WHAT THE TASK REQUIRES ->
Your task is to retype, word for word, the lines from the start of the data through the line holding "var yTicks = [0,5,10,15,20,25,30,35,40,45];". Do not include the pictures.

INFORMATION SUPPLIED ->
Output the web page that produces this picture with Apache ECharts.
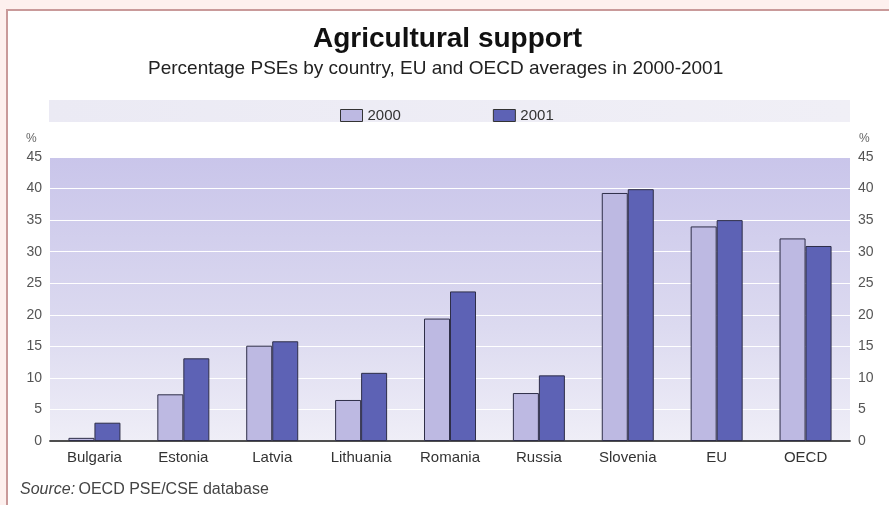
<!DOCTYPE html>
<html>
<head>
<meta charset="utf-8">
<script src="https://cdn.jsdelivr.net/npm/echarts@6/dist/echarts.min.js"></script>
<style>
html,body{margin:0;padding:0;background:#fdf0ee;}
#main{width:889px;height:505px;}
</style>
</head>
<body>
<div id="main"></div>
<script>
var categories = ['Bulgaria','Estonia','Latvia','Lithuania','Romania','Russia','Slovenia','EU','OECD'];
var values2000 = [0.5, 7.4, 15.1, 6.5, 19.4, 7.6, 39.3, 34.0, 32.1];
var values2001 = [2.9, 13.1, 15.8, 10.8, 23.7, 10.4, 39.9, 35.0, 30.9];
var yTicks = [0,5,10,15,20,25,30,35,40,45];

var chart = echarts.init(document.getElementById('main'), null, {renderer:'canvas'});
var font = 'Liberation Sans, Arial, sans-serif';
var yLabel = {fontSize:14, color:'#555', fontFamily:font, padding:[0,0,8,0]};
var option = {
  backgroundColor: 'transparent',
  animation: false,
  textStyle: {fontFamily: font},
  graphic: [
    {type:'rect', z:-10, shape:{x:7, y:10, width:900, height:520}, style:{fill:'#ffffff', stroke:'#c99a9a', lineWidth:2}},
    {type:'rect', z:-5, shape:{x:49, y:100, width:801, height:22},
     style:{fill:new echarts.graphic.LinearGradient(0,0,1,0,[{offset:0,color:'#ebeaf4'},{offset:1,color:'#f0eff6'}])}},
    {type:'text', left:20, top:482, style:{text:'{i|Source:} {n|OECD PSE/CSE database}', rich:{
      i:{fontStyle:'italic', fontSize:16, fill:'#444', fontFamily:font},
      n:{fontSize:16, fill:'#444', fontFamily:font}}}},
    {type:'text', left:26, top:133, style:{text:'%', fontSize:12, fill:'#666', fontFamily:font}},
    {type:'text', left:859, top:133, style:{text:'%', fontSize:12, fill:'#666', fontFamily:font}}
  ],
  title: [
    {text: 'Agricultural support', left: 308, top: 20,
     textStyle: {fontSize: 28, fontWeight: 'bold', color: '#111', fontFamily: font}},
    {text: 'Percentage PSEs by country, EU and OECD averages in 2000-2001', left: 143, top: 54,
     textStyle: {fontSize: 19, fontWeight: 'normal', color: '#222', fontFamily: font}}
  ],
  legend: {
    top: 103, left: 335, itemWidth: 22, itemHeight: 12, itemGap: 92, icon: 'rect',
    textStyle: {fontSize: 15, color: '#333', fontFamily: font},
    data: [
      {name:'2000', itemStyle:{color:'#bdb9e2', borderColor:'#333', borderWidth:1}},
      {name:'2001', itemStyle:{color:'#5d62b5', borderColor:'#333', borderWidth:1}}
    ]
  },
  grid: {
    left: 50, right: 39, top: 157, bottom: 64, show: true, borderWidth: 0,
    backgroundColor: new echarts.graphic.LinearGradient(0,0,0,1,[{offset:0,color:'#c9c5ea'},{offset:0.6,color:'#dcdaf0'},{offset:1,color:'#efeef7'}])
  },
  xAxis: [
    {type:'category', data: categories, axisTick:{show:false},
     axisLine:{lineStyle:{color:'#444', width:1.5}},
     axisLabel:{fontSize:15, color:'#333', margin:9, fontFamily:font}},
    {type:'category', position:'top', data: categories, axisTick:{show:false},
     axisLine:{lineStyle:{color:'#444', width:1.5}}, axisLabel:{show:false}}
  ],
  yAxis: [
    {type:'value', min:0, max:45, interval:5, position:'left',
     axisLine:{show:false}, axisTick:{show:false},
     axisLabel:Object.assign({margin:8, formatter:function(v){return yTicks.indexOf(v)>=0?String(v):'';}}, yLabel),
     splitLine:{lineStyle:{color:'#ffffff', width:1.2}}},
    {type:'value', min:0, max:45, interval:5, position:'right',
     axisLine:{show:false}, axisTick:{show:false},
     axisLabel:Object.assign({margin:8, formatter:function(v){return yTicks.indexOf(v)>=0?String(v):'';}}, yLabel),
     splitLine:{show:false}}
  ],
  series: [
    {name:'2000', type:'bar', data: values2000, barWidth:26, barGap:'0%',
     itemStyle:{color:'#bdb9e2', borderColor:'#2e2e48', borderWidth:1}},
    {name:'2001', type:'bar', data: values2001, barWidth:26, barGap:'0%',
     itemStyle:{color:'#5d62b5', borderColor:'#2e2e48', borderWidth:1}}
  ]
};
chart.setOption(option);
</script>
</body>
</html>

RESPONSE TO THE EXERCISE ->
Output the web page that produces this picture with Apache ECharts.
<!DOCTYPE html>
<html>
<head>
<meta charset="utf-8">
<script src="https://cdn.jsdelivr.net/npm/echarts@6/dist/echarts.min.js"></script>
<style>
html,body{margin:0;padding:0;background:#fdf0ee;}
#main{width:889px;height:505px;}
</style>
</head>
<body>
<div id="main"></div>
<script>
var categories = ['Bulgaria','Estonia','Latvia','Lithuania','Romania','Russia','Slovenia','EU','OECD'];
var values2000 = [0.5, 7.4, 15.1, 6.5, 19.4, 7.6, 39.3, 34.0, 32.1];
var values2001 = [2.9, 13.1, 15.8, 10.8, 23.7, 10.4, 39.9, 35.0, 30.9];
var yTicks = [0,5,10,15,20,25,30,35,40,45];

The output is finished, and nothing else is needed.